Il nuovo "decreto Piantedosi" indica come luoghi di sbarco i porti del Centro e del Nord Italia, costringendo le navi della società civile a traversate più lunghe e vietando soccorsi plurimi. L'intervento del poeta e scrittore marchigiano Umberto Piersanti: «Le vite vanno salvate e vanno salvate tutte, senza ritardi. Occorre intervenire in Libia perché è nelle strutture di contenimento libiche, nei lager del nostro tempo»

di Umberto Piersanti

Nella quiete della provincia marchigiana irrompe la nave di soccorso Geo Barents di Medici Senza Frontiere con 48 naufraghi a bordo: persone che hanno subito le atrocità dei lager in Libia. Nelle Marche lo spirito di solidarietà è sempre stato forte, senza inquietudini. Nonostante le navi delle Ong si trovino costrette a lunghe navigazioni per raggiungere un porto sicuro il nostro territorio ha l’occasione di dimostrare la propria nobilitate, il dovere etico di fare il possibile.

Le vite vanno salvate e vanno salvate tutte, senza ritardi come quelli che avverranno o stanno già avvenendo nel Mediterraneo centrale vietando alle navi della società civile di effettuare più soccorsi. L’immigrazione che è un fenomeno biblico, non di certo frutto di una contingenza, viene oggi affrontata in Italia con una politica di bandiera tutta ascritta in questo nuovo decreto che il 3 marzo diventerà legge.

La maggior parte degli arrivi di migranti in Italia non avvengono per i salvataggi delle Ong, ma con barconi e barchini che giungono autonomamente sulle nostre coste, in particolare a Lampedusa dove in un solo giorno arrivano mille persone rispetto alle poche decine che con questo decreto sbarcano nei porti del Centro e del Nord Italia.

Le persone vanno tutte salvate, ma poi occorre che ci sia un sistema di accoglienza serio, in cui queste persone riescano ad integrarsi e anche ad abbandonare retaggi di forme di integralismi che in qualche circostanza stridono fortemente con la nostra cultura. Penso in particolare a quei matrimoni forzati che sono avvenuti anche nella nostra regione nel silenzio generale e ad un approccio buonistico che non ha a cuore la vera integrazione.

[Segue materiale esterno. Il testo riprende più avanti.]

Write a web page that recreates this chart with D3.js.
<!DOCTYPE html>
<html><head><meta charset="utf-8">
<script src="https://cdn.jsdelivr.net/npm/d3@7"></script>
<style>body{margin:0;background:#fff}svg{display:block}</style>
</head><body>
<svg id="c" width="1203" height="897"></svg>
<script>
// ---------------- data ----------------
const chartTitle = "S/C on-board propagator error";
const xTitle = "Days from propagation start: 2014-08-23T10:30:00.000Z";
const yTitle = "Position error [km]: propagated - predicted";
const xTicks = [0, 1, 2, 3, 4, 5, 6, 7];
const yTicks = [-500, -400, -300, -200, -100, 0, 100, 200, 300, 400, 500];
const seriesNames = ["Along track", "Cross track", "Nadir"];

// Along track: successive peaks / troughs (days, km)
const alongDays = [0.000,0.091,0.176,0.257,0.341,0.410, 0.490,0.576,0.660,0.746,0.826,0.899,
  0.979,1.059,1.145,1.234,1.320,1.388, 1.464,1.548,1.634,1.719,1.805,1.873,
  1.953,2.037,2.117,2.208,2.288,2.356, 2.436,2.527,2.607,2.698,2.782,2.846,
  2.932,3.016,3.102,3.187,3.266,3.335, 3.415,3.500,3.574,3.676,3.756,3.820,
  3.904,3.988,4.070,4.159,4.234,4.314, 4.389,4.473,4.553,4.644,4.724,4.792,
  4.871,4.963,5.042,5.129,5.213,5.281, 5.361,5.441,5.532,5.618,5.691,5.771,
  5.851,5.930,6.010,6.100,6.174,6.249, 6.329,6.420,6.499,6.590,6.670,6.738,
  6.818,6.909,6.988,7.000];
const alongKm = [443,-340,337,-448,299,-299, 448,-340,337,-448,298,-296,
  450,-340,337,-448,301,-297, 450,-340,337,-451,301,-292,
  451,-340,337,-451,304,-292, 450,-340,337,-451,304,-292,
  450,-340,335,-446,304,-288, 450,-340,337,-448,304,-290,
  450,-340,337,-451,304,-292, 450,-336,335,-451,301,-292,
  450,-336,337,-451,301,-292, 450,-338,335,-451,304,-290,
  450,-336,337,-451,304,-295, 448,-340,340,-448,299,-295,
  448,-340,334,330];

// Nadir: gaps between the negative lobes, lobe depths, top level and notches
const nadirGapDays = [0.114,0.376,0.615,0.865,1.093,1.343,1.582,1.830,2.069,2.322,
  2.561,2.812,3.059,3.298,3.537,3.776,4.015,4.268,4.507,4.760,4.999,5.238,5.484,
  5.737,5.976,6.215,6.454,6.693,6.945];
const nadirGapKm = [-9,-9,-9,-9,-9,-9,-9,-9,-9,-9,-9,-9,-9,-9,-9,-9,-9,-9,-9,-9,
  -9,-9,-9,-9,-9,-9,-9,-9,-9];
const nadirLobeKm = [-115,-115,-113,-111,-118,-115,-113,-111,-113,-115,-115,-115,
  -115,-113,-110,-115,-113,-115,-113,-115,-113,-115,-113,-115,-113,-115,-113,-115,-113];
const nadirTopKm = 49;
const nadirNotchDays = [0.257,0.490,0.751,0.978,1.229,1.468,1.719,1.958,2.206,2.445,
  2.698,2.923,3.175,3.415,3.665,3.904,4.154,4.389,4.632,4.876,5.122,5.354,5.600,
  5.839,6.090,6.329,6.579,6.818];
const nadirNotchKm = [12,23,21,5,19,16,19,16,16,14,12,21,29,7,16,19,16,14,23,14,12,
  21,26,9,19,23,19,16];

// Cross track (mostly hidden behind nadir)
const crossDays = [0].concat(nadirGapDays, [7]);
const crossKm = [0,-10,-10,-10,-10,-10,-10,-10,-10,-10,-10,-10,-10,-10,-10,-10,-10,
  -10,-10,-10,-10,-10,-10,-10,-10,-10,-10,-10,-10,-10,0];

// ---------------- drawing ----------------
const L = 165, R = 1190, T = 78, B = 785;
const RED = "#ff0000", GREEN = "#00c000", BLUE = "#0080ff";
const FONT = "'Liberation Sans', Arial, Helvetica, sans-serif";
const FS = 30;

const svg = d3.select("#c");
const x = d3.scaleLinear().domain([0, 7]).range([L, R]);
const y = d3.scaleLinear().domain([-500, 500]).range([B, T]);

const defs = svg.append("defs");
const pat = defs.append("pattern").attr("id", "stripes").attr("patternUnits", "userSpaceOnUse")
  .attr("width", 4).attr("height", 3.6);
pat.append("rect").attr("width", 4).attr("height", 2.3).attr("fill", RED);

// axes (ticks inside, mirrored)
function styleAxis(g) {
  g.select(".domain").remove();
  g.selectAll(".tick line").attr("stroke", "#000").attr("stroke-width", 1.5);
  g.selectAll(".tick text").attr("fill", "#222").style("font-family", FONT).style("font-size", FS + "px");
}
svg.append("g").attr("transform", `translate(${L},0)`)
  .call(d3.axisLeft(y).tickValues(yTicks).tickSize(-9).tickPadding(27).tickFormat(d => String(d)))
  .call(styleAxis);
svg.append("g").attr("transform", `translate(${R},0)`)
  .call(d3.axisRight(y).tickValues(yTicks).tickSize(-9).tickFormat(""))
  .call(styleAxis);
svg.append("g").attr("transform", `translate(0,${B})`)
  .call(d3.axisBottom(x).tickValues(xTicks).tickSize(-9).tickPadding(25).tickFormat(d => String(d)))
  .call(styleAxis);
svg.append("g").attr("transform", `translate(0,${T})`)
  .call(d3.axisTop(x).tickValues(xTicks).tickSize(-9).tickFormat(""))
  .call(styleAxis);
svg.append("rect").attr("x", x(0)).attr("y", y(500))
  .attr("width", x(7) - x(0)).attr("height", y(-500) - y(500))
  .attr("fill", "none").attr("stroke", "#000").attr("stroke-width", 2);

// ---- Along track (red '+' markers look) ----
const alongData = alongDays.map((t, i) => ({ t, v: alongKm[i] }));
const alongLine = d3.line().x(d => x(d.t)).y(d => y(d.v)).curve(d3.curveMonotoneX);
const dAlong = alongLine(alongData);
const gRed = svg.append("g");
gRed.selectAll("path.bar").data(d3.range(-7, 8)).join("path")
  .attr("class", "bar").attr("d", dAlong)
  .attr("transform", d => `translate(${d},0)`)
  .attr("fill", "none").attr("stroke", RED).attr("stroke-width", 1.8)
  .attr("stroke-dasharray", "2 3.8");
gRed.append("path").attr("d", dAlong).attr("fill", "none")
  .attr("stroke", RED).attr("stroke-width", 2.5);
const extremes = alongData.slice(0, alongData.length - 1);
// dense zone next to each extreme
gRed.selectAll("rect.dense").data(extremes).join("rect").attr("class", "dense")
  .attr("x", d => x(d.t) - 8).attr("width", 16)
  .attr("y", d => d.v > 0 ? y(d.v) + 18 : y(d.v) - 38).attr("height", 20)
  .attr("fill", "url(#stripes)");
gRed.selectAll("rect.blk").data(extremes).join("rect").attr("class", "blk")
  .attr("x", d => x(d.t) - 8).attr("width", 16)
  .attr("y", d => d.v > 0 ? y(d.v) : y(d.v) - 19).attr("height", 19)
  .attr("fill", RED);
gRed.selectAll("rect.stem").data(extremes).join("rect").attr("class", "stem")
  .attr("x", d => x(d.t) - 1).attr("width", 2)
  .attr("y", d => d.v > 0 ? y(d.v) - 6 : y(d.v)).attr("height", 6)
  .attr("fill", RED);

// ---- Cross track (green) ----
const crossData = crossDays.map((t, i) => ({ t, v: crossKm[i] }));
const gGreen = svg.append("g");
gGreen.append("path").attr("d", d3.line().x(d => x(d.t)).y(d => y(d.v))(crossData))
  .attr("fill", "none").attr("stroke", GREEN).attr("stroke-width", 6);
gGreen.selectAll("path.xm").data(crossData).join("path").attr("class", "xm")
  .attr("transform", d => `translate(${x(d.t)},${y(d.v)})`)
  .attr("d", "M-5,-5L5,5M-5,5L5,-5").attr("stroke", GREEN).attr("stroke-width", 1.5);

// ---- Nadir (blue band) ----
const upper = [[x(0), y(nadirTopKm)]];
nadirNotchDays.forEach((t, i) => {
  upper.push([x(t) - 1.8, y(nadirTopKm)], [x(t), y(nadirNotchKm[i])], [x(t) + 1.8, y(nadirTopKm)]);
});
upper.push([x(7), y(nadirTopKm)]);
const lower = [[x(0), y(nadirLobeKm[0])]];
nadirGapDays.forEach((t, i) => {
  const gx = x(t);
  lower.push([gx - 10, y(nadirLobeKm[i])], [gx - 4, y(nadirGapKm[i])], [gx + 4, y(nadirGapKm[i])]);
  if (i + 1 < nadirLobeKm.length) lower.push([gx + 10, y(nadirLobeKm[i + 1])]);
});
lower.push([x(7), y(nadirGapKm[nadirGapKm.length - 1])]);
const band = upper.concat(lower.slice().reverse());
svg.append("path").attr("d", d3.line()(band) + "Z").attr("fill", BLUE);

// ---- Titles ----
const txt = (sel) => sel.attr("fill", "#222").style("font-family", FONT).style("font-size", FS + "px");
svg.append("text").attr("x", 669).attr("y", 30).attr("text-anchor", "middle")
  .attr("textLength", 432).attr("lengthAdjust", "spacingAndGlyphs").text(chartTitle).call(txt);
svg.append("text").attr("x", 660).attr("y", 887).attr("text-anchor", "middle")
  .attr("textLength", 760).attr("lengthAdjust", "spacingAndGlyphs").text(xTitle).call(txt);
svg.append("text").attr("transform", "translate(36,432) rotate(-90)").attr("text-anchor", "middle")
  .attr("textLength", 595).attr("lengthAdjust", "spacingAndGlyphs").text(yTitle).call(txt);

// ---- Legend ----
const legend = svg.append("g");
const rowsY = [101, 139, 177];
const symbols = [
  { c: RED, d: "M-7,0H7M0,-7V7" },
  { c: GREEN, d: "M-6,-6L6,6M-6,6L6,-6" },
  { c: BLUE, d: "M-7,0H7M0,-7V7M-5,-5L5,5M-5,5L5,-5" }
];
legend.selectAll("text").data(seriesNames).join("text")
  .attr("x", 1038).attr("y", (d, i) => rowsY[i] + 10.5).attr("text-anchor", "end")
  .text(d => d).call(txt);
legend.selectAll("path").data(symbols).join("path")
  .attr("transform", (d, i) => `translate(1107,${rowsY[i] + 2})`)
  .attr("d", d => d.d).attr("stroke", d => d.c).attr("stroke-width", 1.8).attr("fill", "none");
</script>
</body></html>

L’accoglienza non si fa soltanto il primo giorno, offrendo coperte e magari un buon piatto di lasagne come ho visto in uno dei centri che ho visitato, ma si fa nel momento in cui queste persone si insediano nel nostro territorio.

Non si possono poi dare delle motovedette a una guardia costiera libica che è costituita da trafficanti e contrabbandieri, loro stessi scafisti che alimentano il business degli esseri umani.

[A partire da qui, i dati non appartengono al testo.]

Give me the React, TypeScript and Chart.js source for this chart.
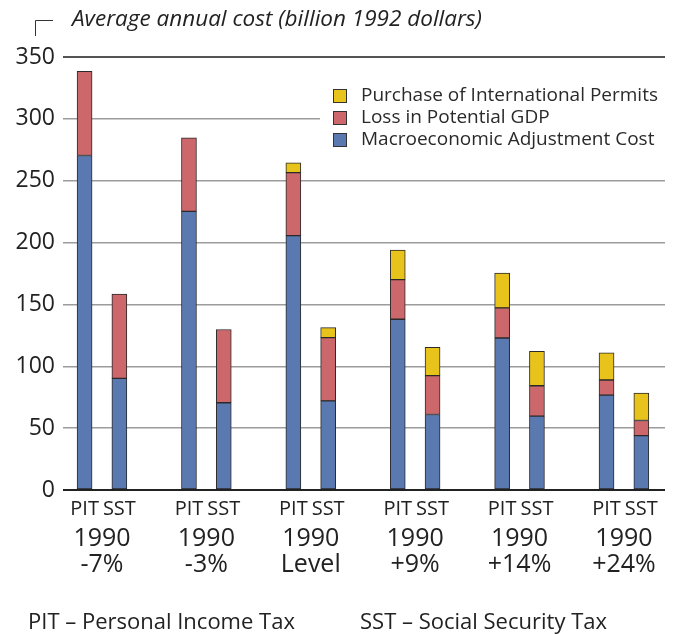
import React, { useEffect, useRef } from "react";
import { Chart, registerables } from "chart.js";

Chart.register(...registerables);

const barLabels = ["PIT", "SST"];
const groupTop = ["1990", "1990", "1990", "1990", "1990", "1990"];
const groupBottom = ["-7%", "-3%", "Level", "+9%", "+14%", "+24%"];

// interleaved: PIT, SST for each group
const macroCost = [270.4, 90.2, 225.2, 70.5, 205.6, 72.1, 138, 61, 122.9, 59.7, 76.7, 44];
const gdpLoss = [68.1, 68.1, 59.4, 59.2, 51, 51.1, 32, 31.4, 24.3, 24.6, 12.2, 12.2];
const permits = [null, null, null, null, 7.8, 8.1, 24, 23, 28.1, 27.8, 21.9, 22.2];

const yTicks = [0, 50, 100, 150, 200, 250, 300, 350];

const titleText = "Average annual cost (billion 1992 dollars)";
const footerLeft = "PIT – Personal Income Tax";
const footerRight = "SST – Social Security Tax";

const FONT = "'Open Sans', Lato, sans-serif";

function xPos(i: number) {
  const g = Math.floor(i / 2);
  return g * 3 + (i % 2);
}

export default function App() {
  const ref = useRef<HTMLCanvasElement | null>(null);

  useEffect(() => {
    document.body.style.margin = "0";
    const canvas = ref.current;
    if (!canvas) return;

    const mk = (vals: (number | null)[]) =>
      vals.map((v, i) => ({ x: xPos(i), y: v }));

    const overlay = {
      id: "overlay",
      beforeDatasetsDraw(chart: any) {
        const ctx = chart.ctx;
        ctx.save();
        // legend box
        ctx.fillStyle = "#ffffff";
        ctx.fillRect(320, 80, 350, 74);
        const ds = chart.data.datasets;
        const order = [2, 1, 0];
        ctx.font = `19px ${FONT}`;
        ctx.textBaseline = "middle";
        ctx.textAlign = "left";
        order.forEach((di, k) => {
          const y = 96 + k * 22;
          ctx.fillStyle = ds[di].backgroundColor;
          ctx.fillRect(333, y - 7, 14, 14);
          ctx.strokeStyle = "#333";
          ctx.lineWidth = 1;
          ctx.strokeRect(333.5, y - 6.5, 13, 13);
          ctx.fillStyle = "#2a2a2a";
          ctx.fillText(ds[di].label, 361, y);
        });
        ctx.restore();
      },
      afterDraw(chart: any) {
        const ctx = chart.ctx;
        const xs = chart.scales.x;
        ctx.save();
        ctx.fillStyle = "#222";
        ctx.textAlign = "center";
        ctx.textBaseline = "alphabetic";
        for (let g = 0; g < groupBottom.length; g++) {
          ctx.font = `20px ${FONT}`;
          barLabels.forEach((lb, k) => {
            ctx.fillText(lb, xs.getPixelForValue(g * 3 + k), 515);
          });
          const cx = xs.getPixelForValue(g * 3 + 0.5);
          ctx.font = `25px ${FONT}`;
          ctx.fillText(groupTop[g], cx, 546);
          ctx.fillText(groupBottom[g], cx, 572);
        }
        // title
        ctx.textAlign = "left";
        ctx.font = `italic 22.5px ${FONT}`;
        ctx.fillText(titleText, 72, 26);
        ctx.strokeStyle = "#333";
        ctx.lineWidth = 1;
        ctx.beginPath();
        ctx.moveTo(35.5, 36);
        ctx.lineTo(35.5, 20.5);
        ctx.lineTo(53, 20.5);
        ctx.stroke();
        // footer
        ctx.font = `22px ${FONT}`;
        ctx.fillText(footerLeft, 28, 629);
        ctx.fillText(footerRight, 360, 629);
        ctx.restore();
      },
    };

    const common = {
      borderColor: "#2a2a2a",
      borderWidth: 1,
      barThickness: 15,
      borderSkipped: false,
    };

    const chart = new Chart(canvas, {
      type: "bar",
      data: {
        datasets: [
          { label: "Macroeconomic Adjustment Cost", data: mk(macroCost), backgroundColor: "#5b79b1", ...common },
          { label: "Loss in Potential GDP", data: mk(gdpLoss), backgroundColor: "#cc676b", ...common },
          { label: "Purchase of International Permits", data: mk(permits), backgroundColor: "#e8c31c", ...common },
        ],
      } as any,
      options: {
        animation: false,
        responsive: false,
        maintainAspectRatio: false,
        layout: { padding: { left: 0, right: 10, top: 57, bottom: 144 } },
        plugins: { legend: { display: false }, tooltip: { enabled: false }, title: { display: false } },
        scales: {
          x: {
            type: "linear",
            stacked: true,
            display: false,
            offset: false,
            min: -0.62,
            max: 16.68,
          },
          y: {
            stacked: true,
            min: 0,
            max: 350,
            afterBuildTicks(axis: any) {
              axis.ticks = yTicks.map((v) => ({ value: v }));
            },
            afterFit(axis: any) {
              axis.width = 63;
            },
            border: { display: false },
            grid: {
              drawTicks: false,
              color: (c: any) => (c.tick.value === 0 ? "#222" : c.tick.value === 350 ? "#555" : "#9c9c9c"),
              lineWidth: (c: any) => (c.tick.value === 0 || c.tick.value === 350 ? 2 : 1.5),
            },
            ticks: {
              padding: 8,
              color: "#222",
              font: { family: FONT, size: 23 },
            },
          },
        },
      } as any,
      plugins: [overlay],
    });
    return () => chart.destroy();
  }, []);

  return (
    <div style={{ width: 675, height: 634 }}>
      <canvas ref={ref} width={675} height={634} style={{ display: "block" }} />
    </div>
  );
}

Occorre intervenire in Libia, al di là di una politica di “apertura” o di “chiusura”, perché è nelle strutture di contenimento libiche, nei lager del nostro tempo, che avvengono le maggiori atrocità. Luoghi in cui le donne vengono sistematicamente stuprate, dove se non hai soldi per partire vieni ammassato insieme ad altre centinaia di persone, senza cibo e continuamente sottoposto a trattamenti inumani.

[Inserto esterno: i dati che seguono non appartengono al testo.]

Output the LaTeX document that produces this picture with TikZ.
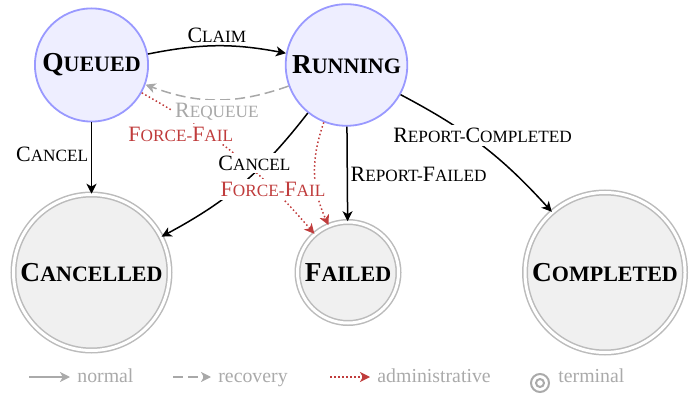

Chi in Europa o nel mondo ha la forza e la voglia di intervenire nei campi di concentramento in Libia? È necessario un atto di coraggio soprattutto da parte dell’Onu che con i caschi blu dovrebbe e potrebbe ottenere il controllo di questi luoghi di tortura. La stessa Onu che in passato ha fallito come nella strage del Ruanda sembra essere sorda e continua ad essere assente nei grandi appuntamenti con la storia.

La Libia è oggi il più grande contenitore di nuovi schiavi e al di là della presenza o meno delle navi di soccorso quei campi continueranno ad esserci. Occorre una politica di azione, che non sia soltanto la passeggiata di qualche ispettore.

*Umberto Piersanti, poeta, romanziere, saggista ha pubblicato numerose raccolte poetiche tra tutte ricordiamo "I luoghi persi" (Einaudi, Torino, 1994), ha insegnato Sociologia della Letteratura all'Università di Urbino, nel 2005 è stato candidato al Premio Nobel per la Letteratura.